MIDI can specify tuning either in a sysex dump or in real time, but putting such information into a MIDI file or sequence will not necessarily give you the results you want. The sound module or virtual instrument that converts the MIDI to audio is where the tuning and temperament actually take place, so it really depends on what kinds of MIDI messages your sound source supports, not what is possible in the MIDI specs.
Whether you send note numbers or sysex data or anything doesn’t matter. It’s the receiving device that determines how the MIDI is interpreted, not the MIDI itself that dictates the results. To understand the full extent of this, one only needs to contemplate how lighting controllers sometimes use MIDI instead of other protocols to control lights. A note on message is just a pattern of numbers sent within a protocol definition.
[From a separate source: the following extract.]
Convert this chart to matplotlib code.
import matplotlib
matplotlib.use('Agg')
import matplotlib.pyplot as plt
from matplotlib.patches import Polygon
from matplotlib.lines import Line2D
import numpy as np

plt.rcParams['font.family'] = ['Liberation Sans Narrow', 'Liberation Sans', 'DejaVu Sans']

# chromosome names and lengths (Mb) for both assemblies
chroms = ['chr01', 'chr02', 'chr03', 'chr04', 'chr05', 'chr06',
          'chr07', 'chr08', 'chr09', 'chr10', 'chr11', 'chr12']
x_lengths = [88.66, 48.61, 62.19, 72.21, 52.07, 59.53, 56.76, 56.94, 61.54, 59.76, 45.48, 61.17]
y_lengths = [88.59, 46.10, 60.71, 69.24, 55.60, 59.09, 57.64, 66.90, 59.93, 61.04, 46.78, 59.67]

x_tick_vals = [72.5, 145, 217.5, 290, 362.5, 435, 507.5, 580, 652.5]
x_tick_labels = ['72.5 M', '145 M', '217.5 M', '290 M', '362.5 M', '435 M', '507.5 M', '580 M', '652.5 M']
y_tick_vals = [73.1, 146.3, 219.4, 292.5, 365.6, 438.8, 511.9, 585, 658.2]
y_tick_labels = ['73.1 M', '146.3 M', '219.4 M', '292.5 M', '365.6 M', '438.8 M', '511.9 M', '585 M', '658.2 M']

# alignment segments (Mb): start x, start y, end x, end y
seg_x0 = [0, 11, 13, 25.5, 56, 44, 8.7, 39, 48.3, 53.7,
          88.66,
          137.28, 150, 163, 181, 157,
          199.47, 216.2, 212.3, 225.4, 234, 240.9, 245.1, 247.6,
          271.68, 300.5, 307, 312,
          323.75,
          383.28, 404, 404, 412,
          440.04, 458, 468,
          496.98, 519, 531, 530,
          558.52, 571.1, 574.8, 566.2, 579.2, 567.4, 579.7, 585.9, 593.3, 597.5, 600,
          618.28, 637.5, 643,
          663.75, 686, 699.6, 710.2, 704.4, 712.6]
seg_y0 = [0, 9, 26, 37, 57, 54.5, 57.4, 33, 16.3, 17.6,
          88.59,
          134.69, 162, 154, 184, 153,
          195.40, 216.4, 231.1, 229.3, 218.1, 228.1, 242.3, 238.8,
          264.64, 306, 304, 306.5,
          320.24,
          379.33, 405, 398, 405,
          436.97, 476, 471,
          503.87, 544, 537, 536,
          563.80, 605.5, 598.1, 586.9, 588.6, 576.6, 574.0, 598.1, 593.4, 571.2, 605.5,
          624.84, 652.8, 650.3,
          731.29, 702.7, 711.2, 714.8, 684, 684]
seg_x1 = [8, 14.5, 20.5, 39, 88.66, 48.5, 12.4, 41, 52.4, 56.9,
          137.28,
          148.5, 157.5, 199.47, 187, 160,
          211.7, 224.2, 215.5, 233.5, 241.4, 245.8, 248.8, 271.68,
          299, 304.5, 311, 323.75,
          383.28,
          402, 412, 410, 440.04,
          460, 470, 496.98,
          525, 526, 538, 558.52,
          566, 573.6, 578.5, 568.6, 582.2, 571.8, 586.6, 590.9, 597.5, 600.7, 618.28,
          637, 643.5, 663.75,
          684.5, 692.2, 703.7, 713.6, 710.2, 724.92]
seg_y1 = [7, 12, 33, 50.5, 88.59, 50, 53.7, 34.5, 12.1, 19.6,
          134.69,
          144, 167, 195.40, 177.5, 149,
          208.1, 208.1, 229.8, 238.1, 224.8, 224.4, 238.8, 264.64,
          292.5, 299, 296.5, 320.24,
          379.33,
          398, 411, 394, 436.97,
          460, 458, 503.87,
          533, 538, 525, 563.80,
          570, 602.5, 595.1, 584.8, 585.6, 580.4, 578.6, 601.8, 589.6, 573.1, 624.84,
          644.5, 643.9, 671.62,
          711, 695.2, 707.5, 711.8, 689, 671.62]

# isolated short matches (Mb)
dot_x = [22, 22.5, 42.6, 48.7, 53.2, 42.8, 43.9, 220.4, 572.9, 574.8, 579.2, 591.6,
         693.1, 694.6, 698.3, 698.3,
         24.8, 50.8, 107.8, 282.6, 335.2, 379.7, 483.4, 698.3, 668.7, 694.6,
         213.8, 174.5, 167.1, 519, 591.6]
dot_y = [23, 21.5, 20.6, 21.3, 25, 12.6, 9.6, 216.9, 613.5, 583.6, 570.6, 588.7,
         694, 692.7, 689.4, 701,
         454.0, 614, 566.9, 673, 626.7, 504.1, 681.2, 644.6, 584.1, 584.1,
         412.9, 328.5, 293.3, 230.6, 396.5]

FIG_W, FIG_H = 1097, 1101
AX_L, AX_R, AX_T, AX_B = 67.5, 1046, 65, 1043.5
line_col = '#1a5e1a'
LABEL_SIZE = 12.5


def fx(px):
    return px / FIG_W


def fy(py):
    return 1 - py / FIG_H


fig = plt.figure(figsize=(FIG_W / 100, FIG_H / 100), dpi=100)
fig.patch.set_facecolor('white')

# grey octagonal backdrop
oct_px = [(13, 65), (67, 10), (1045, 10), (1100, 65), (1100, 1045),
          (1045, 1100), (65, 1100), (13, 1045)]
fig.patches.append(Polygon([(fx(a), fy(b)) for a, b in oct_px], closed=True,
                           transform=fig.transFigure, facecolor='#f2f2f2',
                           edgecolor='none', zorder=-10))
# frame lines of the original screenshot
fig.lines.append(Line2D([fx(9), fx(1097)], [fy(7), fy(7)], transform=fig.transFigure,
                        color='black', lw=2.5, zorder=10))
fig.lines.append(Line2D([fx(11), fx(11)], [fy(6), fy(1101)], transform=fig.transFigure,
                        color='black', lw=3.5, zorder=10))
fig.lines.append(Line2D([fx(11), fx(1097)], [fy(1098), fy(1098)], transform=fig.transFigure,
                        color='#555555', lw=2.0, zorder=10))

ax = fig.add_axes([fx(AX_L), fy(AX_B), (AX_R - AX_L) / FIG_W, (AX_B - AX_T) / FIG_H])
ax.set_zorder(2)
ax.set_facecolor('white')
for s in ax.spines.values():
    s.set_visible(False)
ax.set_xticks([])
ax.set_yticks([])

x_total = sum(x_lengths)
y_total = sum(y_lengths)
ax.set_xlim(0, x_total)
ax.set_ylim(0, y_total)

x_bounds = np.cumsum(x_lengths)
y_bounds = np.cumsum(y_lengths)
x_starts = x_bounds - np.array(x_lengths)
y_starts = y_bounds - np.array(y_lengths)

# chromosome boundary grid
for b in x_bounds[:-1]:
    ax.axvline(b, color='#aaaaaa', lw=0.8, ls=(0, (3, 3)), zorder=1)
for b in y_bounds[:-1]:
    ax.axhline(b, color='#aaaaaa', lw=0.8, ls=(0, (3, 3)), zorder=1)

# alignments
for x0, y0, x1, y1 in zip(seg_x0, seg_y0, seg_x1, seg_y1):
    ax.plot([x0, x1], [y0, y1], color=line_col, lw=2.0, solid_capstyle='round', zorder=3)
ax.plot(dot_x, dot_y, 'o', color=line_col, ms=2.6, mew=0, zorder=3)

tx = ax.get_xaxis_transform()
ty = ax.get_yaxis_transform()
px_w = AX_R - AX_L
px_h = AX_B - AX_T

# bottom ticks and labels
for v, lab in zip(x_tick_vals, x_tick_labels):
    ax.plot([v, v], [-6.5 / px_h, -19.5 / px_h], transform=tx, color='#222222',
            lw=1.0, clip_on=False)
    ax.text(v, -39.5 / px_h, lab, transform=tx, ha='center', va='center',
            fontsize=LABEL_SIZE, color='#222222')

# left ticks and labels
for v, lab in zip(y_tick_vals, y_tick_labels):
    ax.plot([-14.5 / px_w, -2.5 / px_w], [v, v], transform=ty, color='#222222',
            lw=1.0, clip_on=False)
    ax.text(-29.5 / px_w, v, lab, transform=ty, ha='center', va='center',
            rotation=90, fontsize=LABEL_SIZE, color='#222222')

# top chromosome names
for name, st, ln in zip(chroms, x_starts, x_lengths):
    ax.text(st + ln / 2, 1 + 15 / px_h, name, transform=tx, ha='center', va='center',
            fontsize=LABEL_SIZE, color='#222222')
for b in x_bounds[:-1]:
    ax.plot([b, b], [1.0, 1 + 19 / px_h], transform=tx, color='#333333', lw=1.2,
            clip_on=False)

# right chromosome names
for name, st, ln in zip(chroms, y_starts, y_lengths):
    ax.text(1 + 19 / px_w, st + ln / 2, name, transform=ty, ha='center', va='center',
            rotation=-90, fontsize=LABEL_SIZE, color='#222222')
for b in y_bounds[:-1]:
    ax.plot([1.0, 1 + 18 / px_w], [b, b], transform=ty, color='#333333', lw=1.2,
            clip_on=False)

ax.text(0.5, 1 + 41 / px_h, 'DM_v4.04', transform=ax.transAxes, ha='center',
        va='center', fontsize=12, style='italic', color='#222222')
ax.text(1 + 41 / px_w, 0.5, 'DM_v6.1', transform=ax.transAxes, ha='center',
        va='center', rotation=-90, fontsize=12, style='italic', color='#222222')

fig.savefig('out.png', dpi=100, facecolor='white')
That means it’s already possible to do this with many different devices and pieces of software. Synths from Moog, Sequential, and Yamaha definitely have this capability, and I’m sure others do as well. In Logic you can set an entire project to an alternate tuning, although I’m not sure to what extent that applies to third-party virtual instruments. That said, many virtual instruments offer this functionality as well.
The only way I can think of to build microtonality into MIDI data that would work for 99% of sound sources would be to assume an equally tempered sound module and the use the pitch controller CC to augment the note numbers to create microtonality. You’d have to use MPE or multiple channels to play chords this way, but it can be done.